Where’s Kerry? What’s been missing is the much-publicized ‘turning the boat into the attack’; The sum result of his failure to respond is NPR’s Melissa Block saying that “Democrats are reeling” from Cheney and Zell Miller’s words. If Kerry/Edwards fought back, NPR would more likely say, ‘Democrats vigorously fought back against charges they termed wildly off-base’. They don’t lack for material. They could:
1) Counter the b.s. re the ‘98 tax hikes, a figure that comes from counting the numerous procedural votes on one bill as separate votes
2) Show that Miller’s charges re Kerry cutting weapons systems are laughable, as Cheney, as Secretary of Defense, tried to or actually did eliminate all of the weapons systems that Miller cited.
3) Portray Bush as leader as laughable; and, it is he who has ‘flip-flopped or whatever to call it—talking of getting bin Laden ‘dead or alive’, then saying ‘bin Laden doesn’t matter’, opposing creating Homeland Security then endorsing it, opposing the 9/11 Commission, then (reluctantly) accepting it, ETC, ETC
4) Focus on the bizarre ‘can’t win the war on terror’ then ‘we will win’, the talk of the invasion’s “catastrophic success” (as to why Baghdad wasn’t secured).

LATE WORD: Kerry’s Midnight speech: Apparently, he’s finally doing it. It must continue. The advance text:
We all saw the anger and distortion of the Republican Convention. For the past week, they attacked my patriotism and my fitness to serve as Commander-in-chief. We'll, here's my answer. I'm not going to have my commitment to defend this country questioned by those who refused to serve when they could have and by those who have misled the nation into Iraq.
The Vice President even called me unfit for office last night.
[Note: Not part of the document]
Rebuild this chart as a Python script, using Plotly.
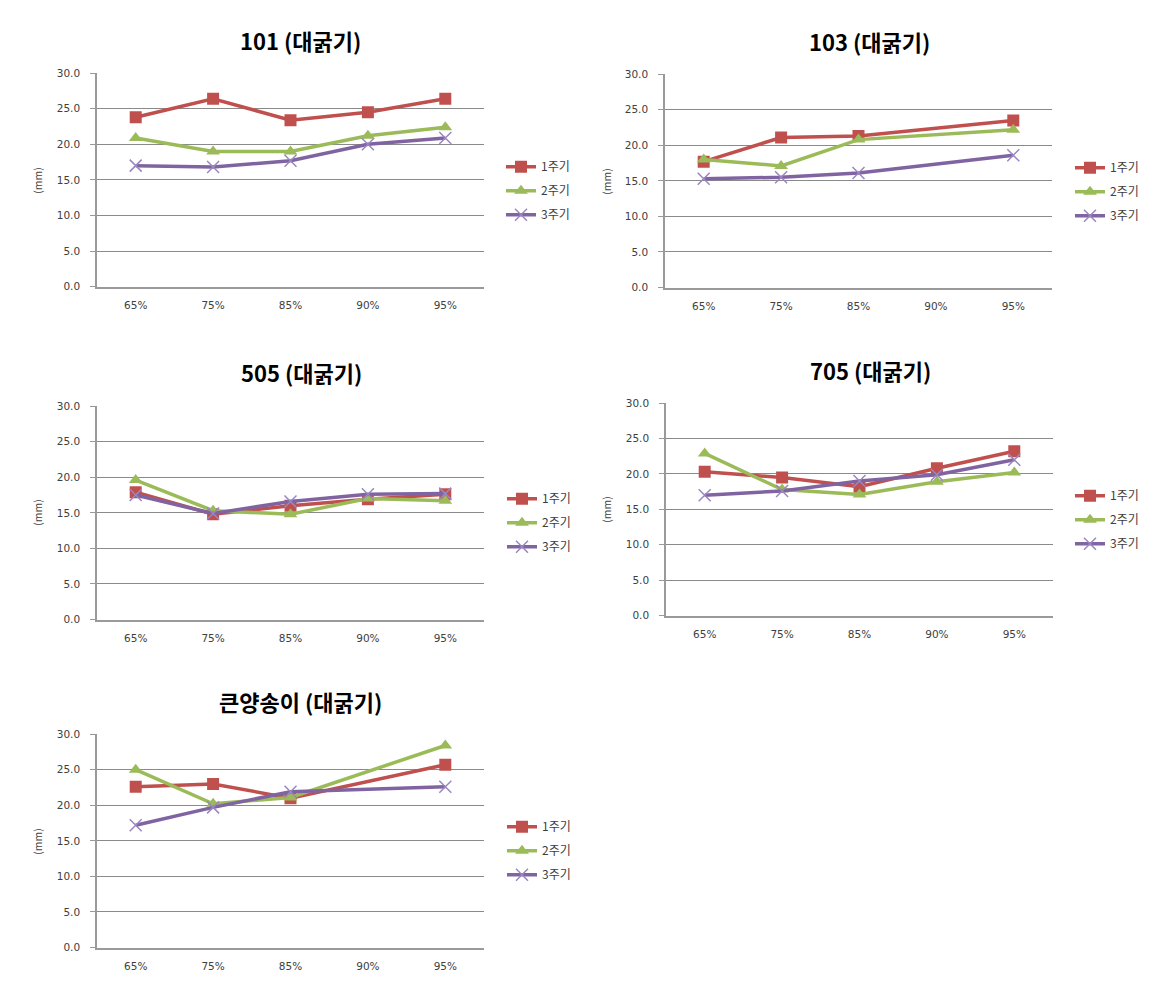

I guess I'll leave it up to the voters whether five deferments makes someone more qualified to defend this nation than two tours of duty.
Let me tell you what I think makes someone unfit for duty. Misleading our nation into war in Iraq makes you unfit to lead this nation. Doing nothing while this nation loses millions of jobs makes you unfit to lead this nation. Letting 45 million Americans go without healthcare makes you unfit to lead this nation. Letting the Saudi Royal Family control our energy costs makes you unfit to lead this nation. Handing out billions of government contracts to Halliburton while you're still on their payroll makes you unfit. That's the record of George Bush and Dick Cheney. And it's not going to change. I believe it's time to move America in a new direction; I believe it's time to set a new course for America.

Tony S. at the RNC From Salon:
James Gandolfini came before the crowd and spoke briefly and pithily. "I can't tell you how mad I am these people are in my city," the actor who plays Tony Soprano bellowed, pointing backward at Madison Square Garden. "I can't tell you how mad I am it took Bush four days to get here after 9/11." And the crowd of New Yorkers -- sheet metal workers, transportation workers, teachers -- erupted. http://www.salon.com/politics/war_room//index.html

But, Tony, he inspired us, he pulled the country together, he…

Media and the Republicans’ B.S. They continue to mail in critiques of the lies. Glenn Kessler of the WaPost at least made an attempt on Giuliani’s speech, but could only say that Rudy “didn’t provide context”, as opposed to “lied.”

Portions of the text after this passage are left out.